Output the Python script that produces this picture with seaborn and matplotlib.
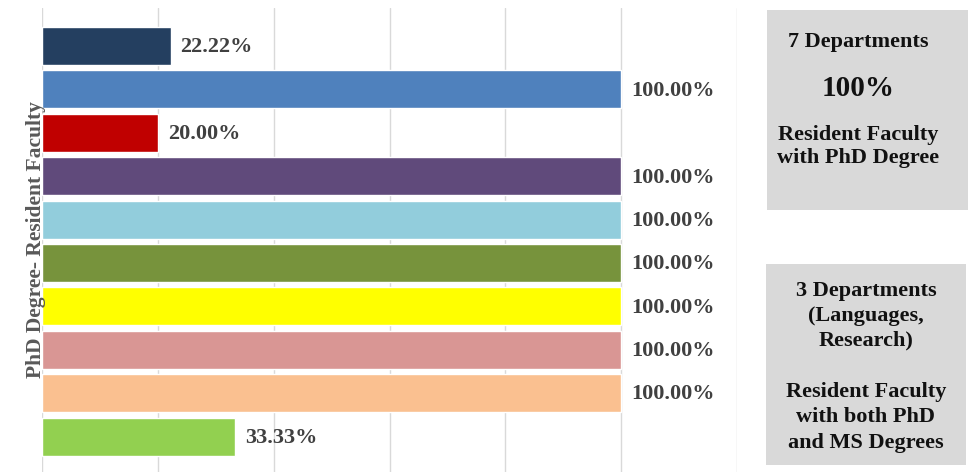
import matplotlib
matplotlib.use("Agg")
import matplotlib.pyplot as plt
import seaborn as sns
import pandas as pd
from matplotlib.patches import Rectangle

categories = ["Dept 1", "Dept 2", "Dept 3", "Dept 4", "Dept 5",
              "Dept 6", "Dept 7", "Dept 8", "Dept 9", "Dept 10"]
phd_share = [22.22, 100.00, 20.00, 100.00, 100.00,
             100.00, 100.00, 100.00, 100.00, 33.33]
bar_colors = ["#243F60", "#4F81BD", "#C00000", "#604A7B", "#92CDDC",
              "#77933C", "#FFFF00", "#D99694", "#FAC090", "#92D050"]
box1_lines = ["7 Departments", "100%", "Resident Faculty", "with PhD Degree"]
box2_lines = ["3 Departments", "(Languages,", "Research)", "",
              "Resident Faculty", "with both PhD", "and MS Degrees"]
y_title = "PhD Degree- Resident Faculty"

df = pd.DataFrame({"cat": categories, "val": phd_share})

sns.set_theme(style="white")
plt.rcParams["font.family"] = ["Liberation Serif", "DejaVu Serif"]

W, H = 975, 472
fig = plt.figure(figsize=(W / 100, H / 100), dpi=100)
ax = fig.add_axes([42 / W, 0, (737 - 42) / W, 1 - 8 / H])

sns.barplot(data=df, y="cat", x="val", hue="cat", palette=bar_colors,
            order=categories, hue_order=categories, orient="h",
            width=0.875, legend=False, ax=ax, saturation=1)

ax.set_xlim(0, 120)
ax.set_ylim(9.816, -0.876)
ax.set_xticks([0, 20, 40, 60, 80, 100, 120])
ax.set_xticklabels([])
ax.set_yticks([])
ax.grid(axis="x", color="#D9D9D9", linewidth=1)
ax.set_axisbelow(True)
for s in ax.spines.values():
    s.set_visible(False)
ax.tick_params(length=0)
ax.set_xlabel("")
ax.set_ylabel("")

for i, v in enumerate(phd_share):
    ax.text(v + 1.7, i + 0.03, f"{v:.2f}%", va="center", ha="left",
            fontsize=16, fontweight="bold", color="#404040")

fig.text(36 / W, 1 - 240 / H, y_title, rotation=90, ha="center", va="center",
         fontsize=15.5, fontweight="bold", color="#595959")

# side boxes
fig.patches.append(Rectangle((767 / W, 1 - 210 / H), 201 / W, 200 / H,
                             transform=fig.transFigure, facecolor="#D9D9D9",
                             edgecolor="none", zorder=0))
fig.patches.append(Rectangle((766 / W, 1 - 465 / H), 200 / W, 201 / H,
                             transform=fig.transFigure, facecolor="#D9D9D9",
                             edgecolor="none", zorder=0))

box1_y = [42, 88, 135, 158]
box1_sz = [16, 21, 16, 16]
for t, yy, sz in zip(box1_lines, box1_y, box1_sz):
    fig.text(858 / W, 1 - yy / H, t, ha="center", va="center",
             fontsize=sz, fontweight="bold", color="#111111")

box2_y = [291, 316, 340, 366, 392, 417, 443]
for t, yy in zip(box2_lines, box2_y):
    if t:
        fig.text(866 / W, 1 - yy / H, t, ha="center", va="center",
                 fontsize=16, fontweight="bold", color="#111111")

fig.savefig("out.png", dpi=100)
== == ==
> _DIRECTIVE_: Show each line of the data that contains the string "seaborn".

> _CORRECT RESPONSE_:
Output the Python script that produces this picture with seaborn and matplotlib.
import seaborn as sns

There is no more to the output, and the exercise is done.